А из соседнего помещения все еще доносился разговор. Изо рта вахмистра Хабихта все еще падали слова, не вовсе неслышные, но падали также монотонно, как хлопья с неба. Мало-помалу это навевало сон; слова повисали на веках, ибо если само по себе слово и не имеет веса, то некоторые из слов очень даже весомы. Еще слава богу, что Хабихт был простужен и прерывал иногда свою речь на секунду-другую, чтобы выкашлять то, что не мог выговорить. В этот момент все четверо чиновников взглядывали на него, точно пробудившись от краткого сна.
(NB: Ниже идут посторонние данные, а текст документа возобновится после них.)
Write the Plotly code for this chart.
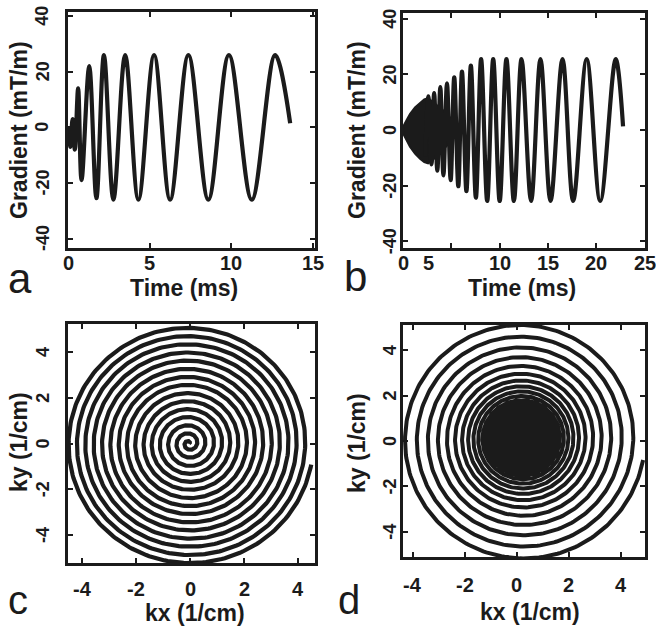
import numpy as np
import plotly.graph_objects as go

W, H = 656, 626

# ---------------- data ----------------
# (a) uniform-density spiral: successive extrema of the gradient waveform
a_time_ms = [0.05, 0.15, 0.28, 0.42, 0.62, 0.83, 1.30, 1.74, 2.20, 2.78, 3.50, 4.31,
             5.27, 6.25, 7.37, 8.59, 9.85, 11.25, 12.68, 13.60]
a_grad = [0.0, -7.0, 3.0, -8.0, 14.0, -19.0, 22.0, -25.5, 26.0, -26.0, 26.0, -26.0,
          26.0, -26.0, 26.0, -26.0, 26.0, -26.0, 26.0, 1.5]

# (b) variable-density spiral: envelope of the unresolved fast oscillation
b_env_time = [0.0, 0.1, 0.38, 0.72, 1.24, 1.76, 2.2, 2.6, 3.3, 4.2, 5.0, 5.8]
b_env_upper = [0.0, 1.8, 3.6, 5.8, 8.1, 9.8, 11.0, 11.5, 9.5, 7.0, 4.0, 0.0]
b_env_lower = [0.0, -1.8, -3.8, -6.0, -8.5, -10.3, -11.5, -12.0, -10.0, -7.0, -4.0, 0.0]
# (b) resolved extrema
b_time_ms = [2.30, 2.62, 2.95, 3.22, 3.55, 3.86, 4.18, 4.55, 4.93, 5.30, 5.72, 6.10,
             6.56, 7.02, 7.54, 8.08, 8.71, 9.33, 10.00, 10.70, 11.47, 12.26, 13.25,
             14.22, 15.26, 16.50, 17.60, 19.00, 20.40, 22.00, 22.76]
b_grad = [-9.5, 12.1, -12.3, 13.3, -14.6, 15.5, -16.3, 16.8, -18.0, 19.0, -20.2, 21.0,
          -22.0, 23.2, -24.3, 25.5, -25.5, 25.5, -25.5, 25.5, -25.5, 25.5, -25.5,
          25.5, -25.5, 25.5, -25.5, 25.5, -25.5, 25.5, 1.3]

# (c) uniform spiral: ring distances from centre (px) at the end angle, per turn
c_ring_px = [0, 8, 16, 24.5, 32.5, 40.5, 48.5, 57, 65, 73, 81.5, 89.5, 98, 106, 114.5, 122.5]
c_kmax = (4.6, 5.3)        # kx, ky extent of outer turn (1/cm)
c_center = (-0.04, 0.0)
c_end_deg = -10

# (d) variable-density spiral: ring distances from centre (px) per turn
d_ring_px = [0, 3, 6, 9.5, 13, 16.5, 20, 23.5, 27, 30.5, 34, 37.5, 41.5, 46, 51,
             56.5, 63, 70.5, 79, 88.5, 99, 110.5, 122.5]
d_kmax = (4.72, 5.39)
d_center = (0.21, 0.1)
d_end_deg = -10

grad_ticks = [-40, -20, 0, 20, 40]
k_ticks = [-4, -2, 0, 2, 4]
a_time_ticks = [0, 5, 10, 15]
b_time_ticks = [0, 5, 10, 15, 20, 25]
b_time_label_pos = [0, 2.6, 10, 15, 20, 25]   # the "5" is printed off its tick

INK = '#1b1b1b'
FONT = 'Liberation Sans'
XTICK, YTICK, TITLE = 20, 18, 23


def spiral(ring_px, kmax, center, end_deg, per_turn=240):
    r = np.array(ring_px, float) / ring_px[-1]
    n = len(r) - 1
    phi = np.linspace(0, 2 * np.pi * n, n * per_turn + 1)
    rad = np.interp(phi, 2 * np.pi * np.arange(n + 1), r)
    ang = np.deg2rad(end_deg) - (2 * np.pi * n - phi)
    return center[0] + kmax[0] * rad * np.cos(ang), center[1] + kmax[1] * rad * np.sin(ang)


fig = go.Figure()

# (a)
fig.add_trace(go.Scatter(x=a_time_ms, y=a_grad, mode='lines', xaxis='x', yaxis='y',
                         line=dict(color=INK, width=4.2, shape='spline', smoothing=1.0)))
# (b)
fig.add_trace(go.Scatter(x=b_env_time + b_env_time[::-1], y=b_env_upper + b_env_lower[::-1],
                         mode='lines', fill='toself', fillcolor=INK, xaxis='x2', yaxis='y2',
                         line=dict(color=INK, width=2)))
fig.add_trace(go.Scatter(x=b_time_ms, y=b_grad, mode='lines', xaxis='x2', yaxis='y2',
                         line=dict(color=INK, width=4.2, shape='spline', smoothing=1.0)))
# (c)
cx, cy = spiral(c_ring_px, c_kmax, c_center, c_end_deg)
fig.add_trace(go.Scatter(x=cx, y=cy, mode='lines', xaxis='x3', yaxis='y3',
                         line=dict(color=INK, width=4.2)))
# (d)
dx, dy = spiral(d_ring_px, d_kmax, d_center, d_end_deg)
fig.add_trace(go.Scatter(x=dx, y=dy, mode='lines', xaxis='x4', yaxis='y4',
                         line=dict(color=INK, width=4.0)))


def dx_(l, r):
    return [l / W, r / W]


def dy_(t, b):
    return [1 - b / H, 1 - t / H]


def ax(domain, rng, tickvals, anchor):
    return dict(domain=domain, range=rng, tickvals=tickvals, showticklabels=False,
                ticks='inside', ticklen=5, tickwidth=2, tickcolor=INK, showline=True,
                linecolor=INK, linewidth=3, mirror='allticks', showgrid=False,
                zeroline=False, fixedrange=True, anchor=anchor)


fig.update_layout(
    width=W, height=H, margin=dict(l=0, r=0, t=0, b=0),
    paper_bgcolor='white', plot_bgcolor='white', showlegend=False,
    xaxis=ax(dx_(68, 315), [0, 15.12], a_time_ticks, 'y'),
    yaxis=ax(dy_(12, 248), [-43.4, 41.5], grad_ticks, 'x'),
    xaxis2=ax(dx_(403, 645), [0, 25.03], b_time_ticks, 'y2'),
    yaxis2=ax(dy_(13, 248), [-42.4, 42.1], grad_ticks, 'x2'),
    xaxis3=ax(dx_(68, 315), [-4.52, 4.63], k_ticks, 'y3'),
    yaxis3=ax(dy_(324, 563), [-5.22, 5.22], k_ticks, 'x3'),
    xaxis4=ax(dx_(403, 645), [-4.37, 4.93], k_ticks, 'y4'),
    yaxis4=ax(dy_(325, 557), [-5.11, 5.11], k_ticks, 'x4'),
)


def lab(v):
    return ('-' if v < 0 else '') + str(abs(v))


def font(size, bold=True):
    return dict(family=FONT, size=size, color=INK, weight='bold' if bold else 'normal')


def xlabels(xref, positions, values, py):
    for p, v in zip(positions, values):
        fig.add_annotation(text=lab(v), x=p, xref=xref, y=1 - py / H, yref='paper',
                           xanchor='center', yanchor='middle', showarrow=False,
                           font=font(XTICK))


def ylabels(yref, values, px):
    for v in values:
        fig.add_annotation(text=lab(v), x=px / W, xref='paper', y=v, yref=yref,
                           xanchor='center', yanchor='middle', showarrow=False,
                           textangle=-90, font=font(YTICK))


xlabels('x', a_time_ticks, a_time_ticks, 263)
xlabels('x2', b_time_label_pos, b_time_ticks, 263)
xlabels('x3', k_ticks, k_ticks, 589)
xlabels('x4', k_ticks, k_ticks, 585)
ylabels('y', grad_ticks, 42.5)
ylabels('y2', grad_ticks, 390)
ylabels('y3', k_ticks, 43)
ylabels('y4', k_ticks, 390)


def note(text, px, py, size, bold=True, angle=0):
    fig.add_annotation(text=text, x=px / W, y=1 - py / H, xref='paper', yref='paper',
                       xanchor='center', yanchor='middle', showarrow=False, textangle=angle,
                       font=font(size, bold))


note('Gradient (mT/m)', 19, 130, TITLE, angle=-90)
note('Time (ms)', 184, 288, TITLE)
note('Gradient (mT/m)', 357, 130, TITLE, angle=-90)
note('Time (ms)', 522, 288, TITLE)
note('ky (1/cm)', 19, 442, TITLE, angle=-90)
note('kx (1/cm)', 195, 613, TITLE)
note('ky (1/cm)', 357, 443, TITLE, angle=-90)
note('kx (1/cm)', 530, 612, TITLE)
note('a', 20, 278, 42, bold=False)
note('b', 355, 277, 42, bold=False)
note('c', 18, 600, 40, bold=False)
note('d', 349, 600, 40, bold=False)

fig.write_html('out.html')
Они с трудом поднимали веки (опустившиеся под бременем слов), смотрели на белый четырехугольник окна, мимо которого малоприятный северо-восточный ветер гнал тучи неистово кружащихся хлопьев, и, видимо, помаленьку приходили в себя. Вот о чем он еще хотел бы упомянуть, сказал Хабихт, потому что это кажется ему особенно примечательным: у печи для обжига кирпича, то есть почти рядом с нею, в свое время было обнаружено тело Ганса Хеллера. Кроме того, мотоцикл этого парня — он скоро поступит в продажу — стоял тогда прислоненным к пресловутому дубу, и по его, Хабихта, мнению, это обстоятельство нельзя недоучитывать. Однако инспектор, слишком трезвый, а пожалуй, и слишком прыткий, чтобы уследить за чужой и довольно путаной мыслью, заявил, что никакой связи он здесь не усматривает, ведь то была дорожная авария.